Leasing companies expect ‘business as usual’ under new accounting rules


A major shift in accounting standards affecting leasing arrangements will take effect in 2019. In January of that year, the Philippines will adopt the International Financial Reporting Standard or IFRS 16, the new accounting standard governing leases.

According to IFRS, the body that sets international accounting standards, the objective of IFRS 16 is to “report information that (a) faithfully represents lease transactions and (b) provides a basis for users of financial statements to assess the amount, timing and uncertainty of cash flows arising from leases.” It adds: “To meet that objective, a lessee should recognize assets and liabilities arising from a lease.”

IFRS 16 requires a single lease accounting model, and this means lessees must recognize assets and liabilities for all leases with a term of more than 12 months. “A lessee is required to recognize a right-of-use asset representing its right to use the underlying leased asset and a lease liability representing its obligation to make lease payments,” the IFRS explains.

The single lease accounting standard effectively blurs the distinction between the two types of leases that we have described in past issues of this column: the financial lease and the operating lease.
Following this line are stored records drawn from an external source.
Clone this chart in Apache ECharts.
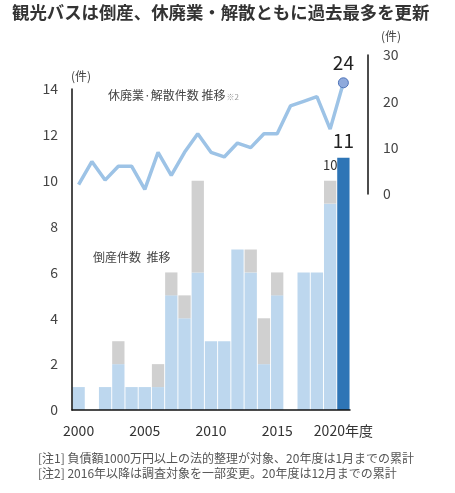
<!DOCTYPE html>
<html>
<head>
<meta charset="utf-8">
<script src="https://cdn.jsdelivr.net/npm/echarts@6/dist/echarts.min.js"></script>
<style>
  html, body { margin: 0; padding: 0; background: #fff; }
  #chart { width: 455px; height: 493px; }
</style>
</head>
<body>
<div id="chart"></div>
<script>
// 年度
var years = ['2000','2001','2002','2003','2004','2005','2006','2007','2008','2009','2010',
             '2011','2012','2013','2014','2015','2016','2017','2018','2019','2020'];
// 倒産件数 (水色部分)
var bankruptMain = [1,0,1,2,1,1,1,5,4,6,3,3,7,6,2,5,0,6,6,9,11];
// 倒産件数 (灰色部分)
var bankruptExtra = [0,0,0,1,0,0,1,1,1,4,0,0,0,1,2,1,0,0,0,1,0];
// 休廃業・解散件数 (右軸)
var closures = [2,7,3,6,6,1,9,4,9,13,9,8,11,10,13,13,19,20,21,14,24];

var font = '"Noto Sans CJK JP", "Noto Sans", sans-serif';
var last = years.length - 1;

var mainData = bankruptMain.map(function (v, i) {
  if (i === last) {
    return {
      value: v,
      itemStyle: { color: '#2e75b6' },
      label: { show: true, position: 'top', distance: 8, fontSize: 19, color: '#222', fontFamily: font }
    };
  }
  return v === 0 ? null : v;
});
var extraData = bankruptExtra.map(function (v, i) {
  if (i === last - 1) {
    return {
      value: v,
      label: {
        show: true, position: 'top', distance: 9, fontSize: 13, color: '#333', fontFamily: font,
        formatter: function () { return bankruptMain[last - 1] + bankruptExtra[last - 1]; }
      }
    };
  }
  return v === 0 ? null : v;
});
var lineData = closures.map(function (v, i) {
  if (i === last) {
    return {
      value: v,
      symbol: 'circle', symbolSize: 10,
      itemStyle: { color: '#8faadc', borderColor: '#4f74b8', borderWidth: 1 },
      label: { show: true, position: 'top', distance: 5, fontSize: 19, color: '#222', fontFamily: font }
    };
  }
  return { value: v, symbol: 'none' };
});

var chart = echarts.init(document.getElementById('chart'));
chart.setOption({
  animation: false,
  textStyle: { fontFamily: font },
  grid: [
    { left: 72, right: 105, top: 89, bottom: 83 },
    { left: 72, right: 105, top: 55, bottom: 299 }
  ],
  xAxis: [
    {
      type: 'category', gridIndex: 0, data: years, z: 10,
      axisLine: { lineStyle: { color: '#111', width: 1.5 } },
      axisTick: { show: false },
      axisLabel: {
        interval: 4, margin: 14, fontSize: 14, color: '#333',
        formatter: function (v) { return v === '2020' ? '2020年度' : v; }
      }
    },
    {
      type: 'category', gridIndex: 1, data: years,
      show: false
    }
  ],
  yAxis: [
    {
      type: 'value', gridIndex: 0, min: 0, max: 14, interval: 2, z: 10,
      axisLine: { show: true, lineStyle: { color: '#111', width: 1.5 } },
      axisTick: { show: false },
      splitLine: { show: false },
      axisLabel: { margin: 14, fontSize: 14, color: '#444' }
    },
    {
      type: 'value', gridIndex: 1, min: 0, max: 30, interval: 10,
      position: 'right', offset: 18,
      axisLine: { show: true, lineStyle: { color: '#111', width: 1.5 } },
      axisTick: { show: false },
      splitLine: { show: false },
      axisLabel: { margin: 15, fontSize: 14, color: '#444' }
    }
  ],
  series: [
    {
      name: '倒産件数', type: 'bar', stack: 'b', xAxisIndex: 0, yAxisIndex: 0,
      data: mainData, barWidth: '93%',
      itemStyle: { color: '#bdd7ee' }
    },
    {
      name: '倒産件数(他)', type: 'bar', stack: 'b', xAxisIndex: 0, yAxisIndex: 0,
      data: extraData, barWidth: '93%',
      itemStyle: { color: '#d0d0d0' }
    },
    {
      name: '休廃業・解散件数', type: 'line', xAxisIndex: 1, yAxisIndex: 1,
      data: lineData, z: 5, showSymbol: true, showAllSymbol: true,
      lineStyle: { color: '#9dc3e6', width: 3.5 },
      itemStyle: { color: '#9dc3e6' }
    }
  ],
  graphic: [
    { type: 'text', left: 12, top: 4,
      style: { text: '観光バスは倒産、休廃業・解散ともに過去最多を更新', font: 'bold 17.4px ' + font, fill: '#333' } },
    { type: 'text', left: 71, top: 70,
      style: { text: '(件)', font: '12px ' + font, fill: '#444' } },
    { type: 'text', left: 381, top: 30,
      style: { text: '(件)', font: '12px ' + font, fill: '#444' } },
    { type: 'text', left: 108, top: 89,
      style: {
        text: '{a|休廃業·解散件数 推移}{b|※2}',
        rich: {
          a: { fontSize: 12, fontFamily: font, fill: '#444', color: '#444' },
          b: { fontSize: 8, fontFamily: font, fill: '#999', color: '#999', padding: [4, 0, 0, 1] }
        }
      } },
    { type: 'text', left: 93, top: 251,
      style: { text: '倒産件数  推移', font: '12px ' + font, fill: '#444' } },
    { type: 'text', left: 38, top: 452,
      style: { text: '[注1] 負債額1000万円以上の法的整理が対象、20年度は1月までの累計', font: '12px ' + font, fill: '#555' } },
    { type: 'text', left: 38, top: 467,
      style: { text: '[注2] 2016年以降は調査対象を一部変更。20年度は12月までの累計', font: '12px ' + font, fill: '#555' } }
  ]
});
</script>
</body>
</html>
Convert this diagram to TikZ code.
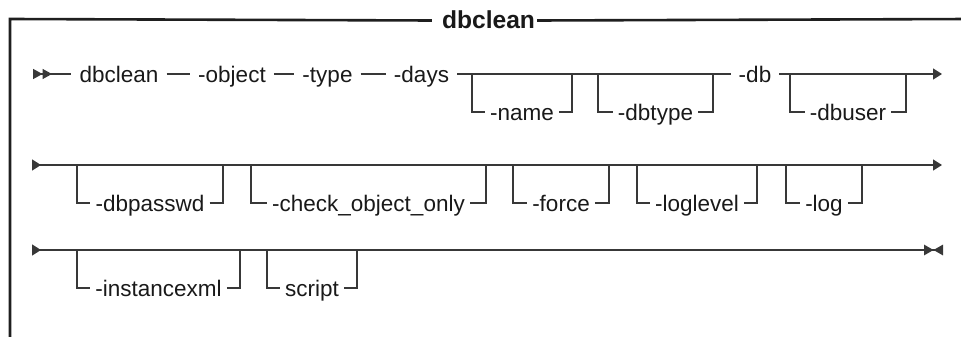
\documentclass[tikz,border=0pt]{standalone}
\usepackage{fontspec}
\setmainfont{Liberation Sans}
\usetikzlibrary{arrows.meta}

\begin{document}
\begin{tikzpicture}[x=1pt, y=-1pt,
    font=\fontsize{22.5}{27}\selectfont,
    rail/.style={line width=1.4pt, black!78},
    frame/.style={line width=2.6pt, black!88, line join=miter},
    kw/.style={inner xsep=8pt, inner ysep=0pt, text height=17pt, text depth=0pt, text=black!90},
    optbox/.style={kw, inner xsep=5pt},
    >={Triangle[length=9pt, width=11pt]}]
  \useasboundingbox (0,0) rectangle (961,337);

  % frame with title
  \node[kw, font=\fontsize{24.6}{29}\selectfont\bfseries, inner xsep=2pt] (title) at (488.5,20.5) {dbclean};
  \coordinate (ftl) at (10,19);
  \coordinate (fbl) at (10,345);
  \coordinate (ftr) at (970,19);
  \draw[frame] ([xshift=-8pt]title.west) -- (ftl) -- (fbl);
  \draw[frame] (title.east) -- (ftr);

  % row 1: required words
  \node[kw] (dbclean) at (119,74)   {dbclean};
  \node[kw] (object)  at (232,74)   {-object};
  \node[kw] (type)    at (327.5,74) {-type};
  \node[kw] (days)    at (421.5,74) {-days};
  \node[kw] (db)      at (755,74)   {-db};
  \coordinate (r1s) at (33,74);
  \coordinate (r1e) at (942,74);
  \draw[rail, {Triangle[reversed, length=9.5pt, width=10pt]Triangle[reversed, length=9.5pt, width=10pt]}-]
    (r1s) -- (dbclean.west);
  \draw[rail] (dbclean.east) -- (object.west);
  \draw[rail] (object.east) -- (type.west);
  \draw[rail] (type.east) -- (days.west);
  \draw[rail] (days.east) -- (db.west);
  \draw[rail, ->] (db.east) -- (r1e);

  % rows 2 and 3: continuation lines
  \coordinate (r2s) at (32,165);
  \coordinate (r2e) at (942,165);
  \coordinate (r3s) at (32,250);
  \coordinate (r3e) at (943,250);
  \draw[rail, {Triangle[reversed, length=9pt, width=11pt]}->] (r2s) -- (r2e);
  \draw[rail, {Triangle[reversed, length=9pt, width=11pt]}-{Triangle[length=9.5pt, width=10.5pt]Triangle[reversed, length=9.5pt, width=10.5pt]}]
    (r3s) -- (r3e);

  % optional items, hanging below the line
  \foreach \id/\txt/\xl/\xr/\y in {name/-name/472/572/74, dbtype/-dbtype/598/713/74,
      dbuser/-dbuser/790/906/74, dbpasswd/-dbpasswd/77/223/165,
      chk/-check\_object\_only/251/486/165, force/-force/513/609/165,
      loglevel/-loglevel/637/757/165, log/-log/786/862/165,
      instxml/-instancexml/77/240/250, script/script/267/357/250} {
    \coordinate (\id-in) at (\xl,\y);
    \coordinate (\id-out) at (\xr,\y);
    \node[optbox] (\id) at ({(\xl+\xr)/2},\y+38) {\txt};
    \draw[rail] (\id-in) |- (\id.west);
    \draw[rail] (\id.east) -| (\id-out);
  }
\end{tikzpicture}
\end{document}
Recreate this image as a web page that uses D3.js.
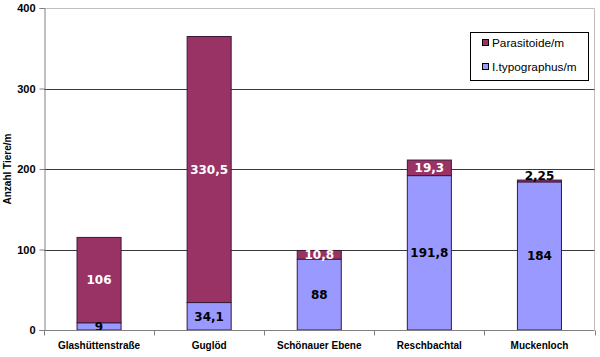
<!DOCTYPE html>
<html><head><meta charset="utf-8">
<script src="https://cdn.jsdelivr.net/npm/d3@7"></script>
<style>body{margin:0;background:#fff}</style>
</head><body>
<script>
const categories = ["Glashüttenstraße","Guglöd","Schönauer Ebene","Reschbachtal","Muckenloch"];
const typographus = [9, 34.1, 88, 191.8, 184];
const parasitoide = [106, 330.5, 10.8, 19.3, 2.25];
const typLabels = ["9","34,1","88","191,8","184"];
const parLabels = ["106","330,5","10,8","19,3","2,25"];
const yTicks = [0,100,200,300,400];
const seriesNames = ["Parasitoide/m","I.typographus/m"];
const colors = {par:"#993366", typ:"#9999ff"};

const W=600,H=357;
const svg=d3.select("body").append("svg").attr("width",W).attr("height",H);
const L=44,R=594.5,T=8,B=330;
const x=d3.scaleBand().domain(categories).range([L,R]).paddingInner(0.6).paddingOuter(0.3);
const y=d3.scaleLinear().domain([0,400]).range([B,T]);

// plot border (light)
svg.append("path").attr("d",`M${L},${T+0.5}H${R}V${B}`).attr("fill","none").attr("stroke","#c0c0c0");
// gridlines
svg.append("g").selectAll("line").data(yTicks.filter(d=>d>0&&d<400)).join("line")
  .attr("x1",L).attr("x2",R).attr("y1",d=>Math.round(y(d))+0.5).attr("y2",d=>Math.round(y(d))+0.5)
  .attr("stroke","#3a3a3a");

// y axis
const ya=svg.append("g").attr("transform",`translate(${L+0.5},0)`)
  .call(d3.axisLeft(y).tickValues(yTicks).tickSize(5).tickPadding(4).tickFormat(d3.format("d")));
ya.select(".domain").attr("stroke","#808080");
ya.selectAll(".tick line").attr("stroke","#808080");
ya.selectAll("text").attr("font-family","Liberation Sans, Arial").attr("font-weight","bold").attr("font-size",11).attr("fill","#000");

// bars
const g=svg.append("g");
categories.forEach((c,i)=>{
  const x0=x(c), bw=x.bandwidth();
  g.append("rect").attr("x",x0).attr("width",bw)
    .attr("y",y(typographus[i])).attr("height",y(0)-y(typographus[i]))
    .attr("fill",colors.typ).attr("stroke","#3a1a3a").attr("stroke-width",1);
  const top=typographus[i]+parasitoide[i];
  g.append("rect").attr("x",x0).attr("width",bw)
    .attr("y",y(top)).attr("height",y(typographus[i])-y(top))
    .attr("fill",colors.par).attr("stroke","#3a1a3a").attr("stroke-width",1);
});

// x axis
const xa=svg.append("g").attr("transform",`translate(0,${B+0.5})`);
xa.append("line").attr("x1",L).attr("x2",R).attr("stroke","#808080");
const bounds=categories.map((c,i)=>L+i*(R-L)/categories.length).concat([R]);
xa.selectAll("line.t").data(bounds).join("line").attr("class","t")
  .attr("x1",d=>Math.round(d)+0.5).attr("x2",d=>Math.round(d)+0.5).attr("y1",0).attr("y2",5).attr("stroke","#808080");
xa.selectAll("text").data(categories).join("text")
  .attr("x",d=>x(d)+x.bandwidth()/2).attr("y",18).attr("text-anchor","middle")
  .attr("font-family","Liberation Sans, Arial").attr("font-weight","bold").attr("font-size",10).text(d=>d);

// y title
svg.append("text").attr("transform",`translate(11,${(T+B)/2}) rotate(-90)`).attr("text-anchor","middle")
  .attr("font-family","Liberation Sans, Arial").attr("font-weight","bold").attr("font-size",10).text("Anzahl Tiere/m");

// data labels
const lf="DejaVu Sans, Verdana";
categories.forEach((c,i)=>{
  const cx=x(c)+x.bandwidth()/2;
  g.append("text").attr("x",cx).attr("y",y(typographus[i]/2)).attr("dy","0.36em")
    .attr("text-anchor","middle").attr("font-family",lf).attr("font-weight","bold").attr("font-size",12)
    .attr("fill","#000").text(typLabels[i]);
  const small = parasitoide[i] < 5;
  const py = small ? y(typographus[i]+parasitoide[i]) - 4.5 : y(typographus[i]+parasitoide[i]/2);
  g.append("text").attr("x",cx).attr("y",py).attr("dy","0.36em")
    .attr("text-anchor","middle").attr("font-family",lf).attr("font-weight","bold").attr("font-size",12)
    .attr("fill", small ? "#000" : "#fff").text(parLabels[i]);
});

// legend
const lg=svg.append("g");
lg.append("rect").attr("x",470.5).attr("y",32.5).attr("width",118).attr("height",48).attr("fill","#fff").attr("stroke","#000");
[[colors.par,43],[colors.typ,67]].forEach(([col,yy],k)=>{
  lg.append("rect").attr("x",482.5).attr("y",yy-3.5).attr("width",6).attr("height",6).attr("fill",col).attr("stroke","#000");
  lg.append("text").attr("x",492).attr("y",yy).attr("dy","0.35em").attr("font-family","Liberation Sans, Arial")
    .attr("font-size",11.8).text(seriesNames[k]);
});
</script>
</body></html>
A financial lease, as we have explained, is similar to a bank loan, with the leasing company extending credit to finance the purchase of an asset. The difference between a financial lease and a loan is that ownership of the asset stays with the lessor while the lessee pays for the equipment until the end of the finance lease. At the end of the lease – normally a three-to five-year period – the lessor executes a deed of sale to transfer ownership of the asset to the lessee.

An operating lease is a “true lease,” because the lessee pays only for the use of the asset. The asset is not turned over to the lessee at the end of the lease contract. Currently, operating leases are “off-balance-sheet” items, as no asset (or the right to use the asset) is recognized. Without an asset, there is also no liability.

Under new accounting rules to be adopted beginning 2019, financial leases will continue to be treated as they are – with the right to use an asset under a financial lease recorded under the assets section of the balance sheet, and the monthly obligations of the lessor to the lessee reflected under liabilities.

Operating leases will have to be treated the same way.

Three advantages remain
Major industry players like BDO Leasing and Finance Inc. do not expect a huge disruption from the impending shift to IFRS 16.

Roberto Lapid, vice chairman and president of BDO Leasing, told The Manila Times lessees would have to make adjustments come 2019.

“For us, it’s business as usual. There is no effect on us,” he says.

But there will still be advantages, even for BDO Leasing clients with operating leases, Lapid says.

“One is we don’t have chattel mortgage feels for both financial leases and operating leases. Secondly there are yet no changes in the tax consideration, so if you do an operating lease, the rental expense will be deductible from the income statement,” he explains.

“If you do a financial lease, it’s still the same as a loan, you deduct the interest expense, then you have the non-cash expense, which is depreciation,” he adds.

There is a third advantage for BDO Leasing clients with operating leases, which are serviced by BDO Rental, Inc., a wholly owned subsidiary.

BDO Rental is registered with the Bureau of Internal Revenue as a value-added tax or VAT taxpayer, which means the VAT payments may be used by a lessee as input VAT credits to reduce VAT payments.

“If the lessee would like to take advantage of the VAT—value-added tax—they book the lease in BDO Rental,” Lapid says.

Lapid says there is no conscious effort to focus on financial leases ahead of the shift to IFRS 16, as such arrangements already constitute the bulk of the business.

Says Lapid: “As a natural force, financial lease still takes precedence over the operating lease to more borrowers. Because the primary objective is for them to save on chattel fees, it will have no effect on our market.”